What number of lines contain the word "this"? Reply with the number and nothing else.

....

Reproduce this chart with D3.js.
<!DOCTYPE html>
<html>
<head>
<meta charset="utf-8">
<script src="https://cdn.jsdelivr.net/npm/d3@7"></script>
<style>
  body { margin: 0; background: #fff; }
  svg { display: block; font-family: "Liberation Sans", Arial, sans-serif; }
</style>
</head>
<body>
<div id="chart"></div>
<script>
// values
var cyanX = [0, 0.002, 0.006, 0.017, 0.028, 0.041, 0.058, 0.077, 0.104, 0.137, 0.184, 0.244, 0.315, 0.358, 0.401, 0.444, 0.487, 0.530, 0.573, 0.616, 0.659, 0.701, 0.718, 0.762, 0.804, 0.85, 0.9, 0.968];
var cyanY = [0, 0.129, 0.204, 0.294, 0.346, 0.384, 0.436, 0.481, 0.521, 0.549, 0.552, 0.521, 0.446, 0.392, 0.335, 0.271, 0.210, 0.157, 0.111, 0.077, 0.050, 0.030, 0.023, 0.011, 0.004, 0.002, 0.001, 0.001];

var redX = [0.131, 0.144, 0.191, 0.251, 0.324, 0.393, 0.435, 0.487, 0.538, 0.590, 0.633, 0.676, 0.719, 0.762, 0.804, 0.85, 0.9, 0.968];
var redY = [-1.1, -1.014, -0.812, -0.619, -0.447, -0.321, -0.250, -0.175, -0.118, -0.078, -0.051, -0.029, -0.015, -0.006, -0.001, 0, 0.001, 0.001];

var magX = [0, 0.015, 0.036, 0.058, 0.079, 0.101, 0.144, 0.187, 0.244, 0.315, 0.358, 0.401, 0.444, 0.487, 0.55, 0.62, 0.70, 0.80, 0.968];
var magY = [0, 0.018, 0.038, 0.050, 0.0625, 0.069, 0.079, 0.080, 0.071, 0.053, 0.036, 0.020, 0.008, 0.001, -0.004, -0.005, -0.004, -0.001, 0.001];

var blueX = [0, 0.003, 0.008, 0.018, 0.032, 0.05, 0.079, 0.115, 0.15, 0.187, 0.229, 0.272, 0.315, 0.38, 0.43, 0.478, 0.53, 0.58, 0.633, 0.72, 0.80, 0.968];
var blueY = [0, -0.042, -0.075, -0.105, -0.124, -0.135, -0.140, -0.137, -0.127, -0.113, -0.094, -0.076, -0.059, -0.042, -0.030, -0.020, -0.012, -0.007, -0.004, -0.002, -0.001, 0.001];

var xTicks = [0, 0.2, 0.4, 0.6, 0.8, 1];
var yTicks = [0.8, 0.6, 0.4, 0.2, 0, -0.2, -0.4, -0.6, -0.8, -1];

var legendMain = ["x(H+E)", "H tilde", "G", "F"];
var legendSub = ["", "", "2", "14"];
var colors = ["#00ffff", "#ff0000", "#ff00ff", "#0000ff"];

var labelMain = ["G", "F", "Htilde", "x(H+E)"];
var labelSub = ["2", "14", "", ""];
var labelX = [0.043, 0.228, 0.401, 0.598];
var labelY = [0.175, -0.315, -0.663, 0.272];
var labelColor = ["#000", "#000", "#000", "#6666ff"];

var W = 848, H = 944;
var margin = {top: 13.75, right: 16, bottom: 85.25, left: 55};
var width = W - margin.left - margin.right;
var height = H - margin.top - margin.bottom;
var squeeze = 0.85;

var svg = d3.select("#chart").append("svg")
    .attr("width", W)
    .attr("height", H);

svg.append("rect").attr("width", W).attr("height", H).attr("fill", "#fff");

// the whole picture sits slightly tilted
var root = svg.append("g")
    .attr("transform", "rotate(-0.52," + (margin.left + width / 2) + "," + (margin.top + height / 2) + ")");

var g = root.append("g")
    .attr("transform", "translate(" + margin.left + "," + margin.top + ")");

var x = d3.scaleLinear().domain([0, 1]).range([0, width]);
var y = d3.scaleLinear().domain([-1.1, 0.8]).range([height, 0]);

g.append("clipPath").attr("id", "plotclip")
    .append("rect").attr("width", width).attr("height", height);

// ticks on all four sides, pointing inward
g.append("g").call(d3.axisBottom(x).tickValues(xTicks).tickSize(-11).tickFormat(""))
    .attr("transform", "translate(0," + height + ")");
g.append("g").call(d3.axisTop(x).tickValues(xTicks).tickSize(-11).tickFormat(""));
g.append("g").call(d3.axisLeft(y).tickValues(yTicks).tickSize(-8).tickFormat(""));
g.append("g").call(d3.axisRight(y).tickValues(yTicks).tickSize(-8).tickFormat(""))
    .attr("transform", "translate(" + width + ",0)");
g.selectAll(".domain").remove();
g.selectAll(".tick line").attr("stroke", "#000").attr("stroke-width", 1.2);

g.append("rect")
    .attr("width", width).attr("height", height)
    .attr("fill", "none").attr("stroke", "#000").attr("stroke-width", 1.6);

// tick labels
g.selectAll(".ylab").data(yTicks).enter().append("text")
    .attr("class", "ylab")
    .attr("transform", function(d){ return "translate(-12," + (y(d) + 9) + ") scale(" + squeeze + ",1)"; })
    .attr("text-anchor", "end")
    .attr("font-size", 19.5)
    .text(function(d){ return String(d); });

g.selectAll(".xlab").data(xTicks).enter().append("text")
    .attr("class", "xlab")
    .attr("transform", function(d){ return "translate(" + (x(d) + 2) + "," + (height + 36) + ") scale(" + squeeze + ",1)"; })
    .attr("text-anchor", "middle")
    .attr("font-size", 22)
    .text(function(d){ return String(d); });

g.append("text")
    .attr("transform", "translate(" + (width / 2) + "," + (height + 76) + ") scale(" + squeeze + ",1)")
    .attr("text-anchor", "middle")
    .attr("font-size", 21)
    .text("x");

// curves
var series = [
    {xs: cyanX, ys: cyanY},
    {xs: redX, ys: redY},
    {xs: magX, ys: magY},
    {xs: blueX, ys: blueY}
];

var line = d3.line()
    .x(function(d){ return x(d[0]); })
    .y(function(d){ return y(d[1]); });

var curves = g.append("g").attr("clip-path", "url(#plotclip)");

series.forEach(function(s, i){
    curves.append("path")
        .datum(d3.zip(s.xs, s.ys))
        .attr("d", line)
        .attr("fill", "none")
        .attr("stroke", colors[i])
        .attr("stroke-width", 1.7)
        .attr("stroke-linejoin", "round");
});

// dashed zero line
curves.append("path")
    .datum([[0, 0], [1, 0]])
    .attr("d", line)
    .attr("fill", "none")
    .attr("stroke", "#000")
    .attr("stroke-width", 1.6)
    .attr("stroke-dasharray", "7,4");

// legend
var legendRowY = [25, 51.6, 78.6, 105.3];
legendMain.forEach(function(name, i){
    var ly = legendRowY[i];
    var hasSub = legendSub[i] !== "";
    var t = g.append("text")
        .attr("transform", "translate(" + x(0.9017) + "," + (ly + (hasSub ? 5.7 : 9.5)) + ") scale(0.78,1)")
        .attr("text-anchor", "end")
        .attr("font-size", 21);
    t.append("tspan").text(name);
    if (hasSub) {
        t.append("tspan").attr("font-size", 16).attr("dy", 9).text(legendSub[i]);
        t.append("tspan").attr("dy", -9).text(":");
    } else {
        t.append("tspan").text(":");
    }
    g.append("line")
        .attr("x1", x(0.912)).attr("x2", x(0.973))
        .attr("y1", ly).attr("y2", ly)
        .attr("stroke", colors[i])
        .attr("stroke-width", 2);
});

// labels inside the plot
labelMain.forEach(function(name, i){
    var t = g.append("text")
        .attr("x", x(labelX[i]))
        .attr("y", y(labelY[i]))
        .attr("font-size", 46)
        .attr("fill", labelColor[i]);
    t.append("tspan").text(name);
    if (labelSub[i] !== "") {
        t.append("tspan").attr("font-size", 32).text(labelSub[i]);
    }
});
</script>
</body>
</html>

....

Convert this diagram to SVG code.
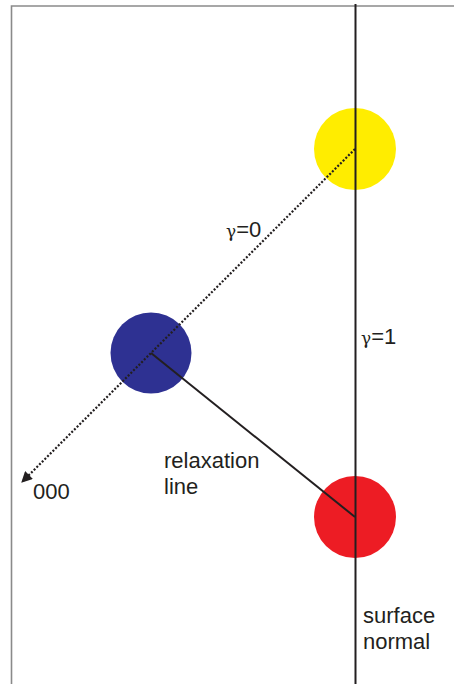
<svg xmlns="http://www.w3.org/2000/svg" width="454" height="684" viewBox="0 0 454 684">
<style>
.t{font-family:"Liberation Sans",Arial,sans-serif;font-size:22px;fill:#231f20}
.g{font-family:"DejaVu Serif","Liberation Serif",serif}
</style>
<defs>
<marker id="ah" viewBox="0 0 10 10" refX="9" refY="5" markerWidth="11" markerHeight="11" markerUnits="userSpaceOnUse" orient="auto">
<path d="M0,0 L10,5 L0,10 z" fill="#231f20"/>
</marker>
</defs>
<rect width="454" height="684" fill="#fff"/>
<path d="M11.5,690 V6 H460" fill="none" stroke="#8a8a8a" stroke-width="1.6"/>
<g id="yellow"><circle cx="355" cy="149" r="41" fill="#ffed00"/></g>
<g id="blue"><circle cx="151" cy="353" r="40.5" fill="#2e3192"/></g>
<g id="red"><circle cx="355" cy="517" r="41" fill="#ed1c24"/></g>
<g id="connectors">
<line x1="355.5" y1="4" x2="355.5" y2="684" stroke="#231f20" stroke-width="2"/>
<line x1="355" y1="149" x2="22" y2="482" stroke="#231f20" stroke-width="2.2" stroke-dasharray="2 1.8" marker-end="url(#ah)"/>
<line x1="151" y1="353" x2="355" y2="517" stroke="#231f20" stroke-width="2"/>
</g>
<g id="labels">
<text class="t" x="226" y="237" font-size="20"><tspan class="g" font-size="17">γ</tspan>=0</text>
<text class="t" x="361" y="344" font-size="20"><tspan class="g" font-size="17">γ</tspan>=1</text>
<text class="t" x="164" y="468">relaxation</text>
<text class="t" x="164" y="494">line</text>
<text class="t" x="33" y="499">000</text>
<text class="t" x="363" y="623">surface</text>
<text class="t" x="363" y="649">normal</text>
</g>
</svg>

....

ANSWER TO THE TASK:
2